Русский человек задумался: а почему мне все время в Европе указывают, что у меня рожа кривая и немытая?
– Большинство общества, конечно. Но ведь каждый человек, который идет в западное посольство получать визу, вспоминает знаменитую шутку, что есть один способ передвижения, при котором виза не нужна: на танке. Русский человек задумался: а почему мне все время в Европе указывают, что у меня рожа кривая и немытая, а в Азии, которую я привык воспринимать как чужую, мне никто на это не указывает? Это большой вопрос. Я считаю, что 20 последних лет все-таки содержат в себе колоссальную вину Европы перед Россией.
– В чем она заключается?
– В том, что был упущен момент для интеграции в Европу, когда русские элиты были, с одной стороны, достаточно слабыми, с другой стороны – не слишком коррумпированными.
– Был такой момент, когда они были недостаточно коррумпированны?!

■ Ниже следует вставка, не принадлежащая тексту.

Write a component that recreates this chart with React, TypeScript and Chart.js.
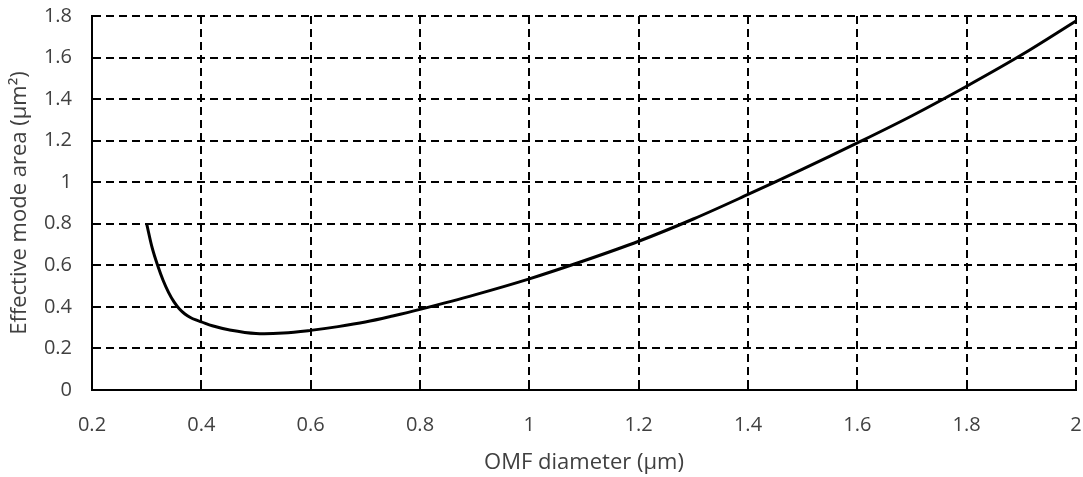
import React, { useEffect, useRef } from "react";
import { Chart, registerables } from "chart.js";

Chart.register(...registerables);

// OMF diameter (µm) and the corresponding effective mode area (µm²)
const diameters = [
  0.30, 0.31, 0.32, 0.33, 0.34, 0.35, 0.36, 0.37, 0.38, 0.39, 0.40, 0.42, 0.45,
  0.50, 0.55, 0.60, 0.65, 0.70, 0.75, 0.80, 0.90, 1.00, 1.10, 1.20, 1.30, 1.40,
  1.50, 1.60, 1.70, 1.80, 1.90, 2.00,
];
const modeAreas = [
  0.80, 0.685, 0.60, 0.528, 0.470, 0.424, 0.390, 0.366, 0.349, 0.337, 0.328, 0.309, 0.290,
  0.272, 0.274, 0.287, 0.305, 0.327, 0.356, 0.388, 0.458, 0.535, 0.622, 0.716, 0.823, 0.941,
  1.063, 1.189, 1.320, 1.462, 1.612, 1.776,
];

const xTickValues = [0.2, 0.4, 0.6, 0.8, 1, 1.2, 1.4, 1.6, 1.8, 2];
const yTickValues = [0, 0.2, 0.4, 0.6, 0.8, 1, 1.2, 1.4, 1.6, 1.8];

const xTitle = "OMF diameter (µm)";
const yTitle = "Effective mode area (µm²)";

const FONT = "'Open Sans', sans-serif";
const TEXT = "#404040";
const GRID_DASH = [8, 5];

// Short tick marks pointing inward from the x axis
const innerTicks = {
  id: "innerTicks",
  afterDatasetsDraw(chart: any) {
    const x = chart.scales.x;
    const ctx = chart.ctx;
    ctx.save();
    ctx.strokeStyle = "#000";
    ctx.lineWidth = 2;
    ctx.setLineDash([]);
    for (const v of xTickValues) {
      const px = Math.round(x.getPixelForValue(v));
      ctx.beginPath();
      ctx.moveTo(px, x.top);
      ctx.lineTo(px, x.top - 5);
      ctx.stroke();
    }
    ctx.restore();
  },
};

const tickLabel = (v: any) => String(Number(Number(v).toFixed(2)));

export default function App() {
  const ref = useRef<HTMLCanvasElement | null>(null);

  useEffect(() => {
    if (!ref.current) return;
    const chart = new Chart(ref.current, {
      type: "line",
      data: {
        datasets: [
          {
            data: diameters.map((d, i) => ({ x: d, y: modeAreas[i] })),
            borderColor: "#000",
            borderWidth: 3,
            pointRadius: 0,
            fill: false,
            tension: 0.35,
          },
        ],
      },
      options: {
        animation: false,
        responsive: false,
        maintainAspectRatio: false,
        layout: { padding: { top: 16, right: 7, left: 0, bottom: 0 } },
        plugins: {
          legend: { display: false },
          tooltip: { enabled: false },
        },
        scales: {
          x: {
            type: "linear",
            min: 0.2,
            max: 2,
            afterBuildTicks: (s: any) => {
              s.ticks = xTickValues.map((v) => ({ value: v }));
            },
            afterFit: (s: any) => {
              s.height = 87;
              s.paddingLeft = 0;
              s.paddingRight = 0;
            },
            grid: {
              color: "#000",
              lineWidth: 2,
              drawTicks: false,
            },
            border: { display: true, color: "#000", width: 2, dash: GRID_DASH },
            ticks: {
              padding: 23,
              color: TEXT,
              font: { family: FONT, size: 20 },
              callback: tickLabel,
            },
            title: {
              display: true,
              text: xTitle,
              color: TEXT,
              font: { family: FONT, size: 22 },
              padding: { top: 0, bottom: 1 },
            },
          },
          y: {
            type: "linear",
            min: 0,
            max: 1.8,
            afterBuildTicks: (s: any) => {
              s.ticks = yTickValues.map((v) => ({ value: v }));
            },
            afterFit: (s: any) => {
              s.width = 92;
              s.paddingTop = 0;
              s.paddingBottom = 0;
            },
            grid: {
              color: "#000",
              lineWidth: 2,
              drawTicks: false,
            },
            border: { display: true, color: "#000", width: 2, dash: GRID_DASH },
            ticks: {
              padding: 20,
              color: TEXT,
              font: { family: FONT, size: 20 },
              callback: tickLabel,
            },
            title: {
              display: true,
              text: yTitle,
              color: TEXT,
              font: { family: FONT, size: 22 },
              padding: { top: 7, bottom: 0 },
            },
          },
        },
      },
      plugins: [innerTicks],
    } as any);
    return () => chart.destroy();
  }, []);

  return (
    <div style={{ position: "fixed", left: 0, top: 0, width: 1083, height: 477, background: "#fff" }}>
      <canvas ref={ref} width={1083} height={477} />
    </div>
  );
}
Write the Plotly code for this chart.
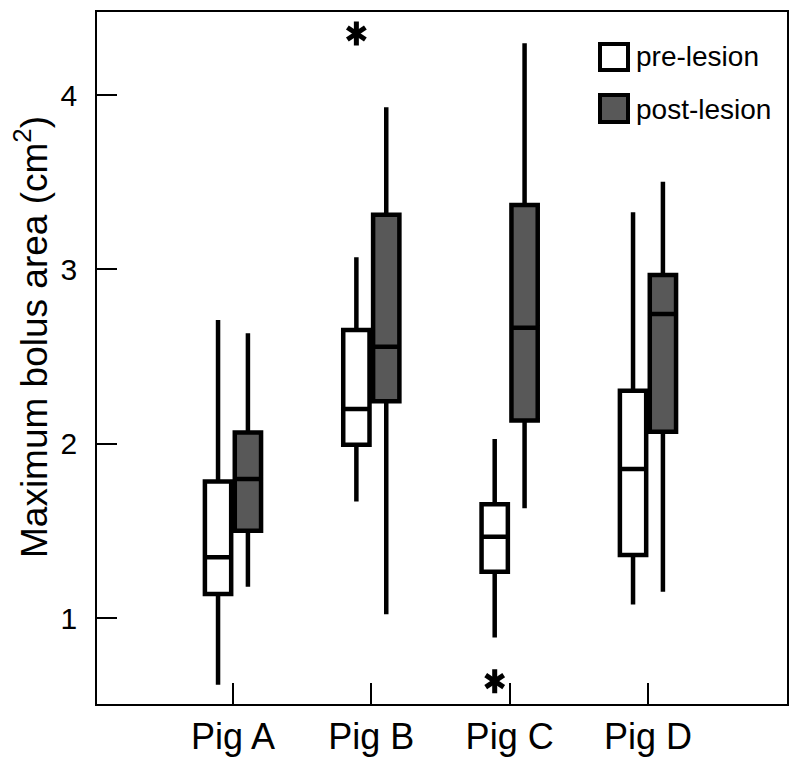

– Да, потому что они всегда воровали, но размер воровства был разный. Министры и чиновники первых гайдаровских лет прикарманивали себе здания для будущих институтов. А уже потом кто-то садился на нефтяную или газовую трубу. Это разные масштабы. Но если ты сидишь на трубе, то тебе уже никакой Европейский союз не нужен.
– Так может быть, тут вина не только Европы?
– Безусловно. Никогда вообще вина не лежит только по одну сторону, давайте все время это помнить. Когда мы говорим об украинском кризисе, давайте это правило применять. Когда мы говорим об отношениях между Россией и Европой, давайте тоже помнить об этом. Просто для того, чтобы вылезти из того трагического состояния, в котором мы сегодня находимся, каждая из сторон должна задуматься: может быть, и мы что-то сделали не так?
Справка. Алексей Миллер (р. 1959) – доктор исторических наук, профессор РГГУ, ведущий научный сотрудник Института научной информации по общественным наукам (ИНИОН РАН), приглашенный профессор Центральноевропейского университета (Будапешт). Автор книг «Империя Романовых и национализм», «Украинский вопрос в политике властей и русском общественном мнении (вторая половина XIX века)», «Западные окраины Российской империи» и ряда других.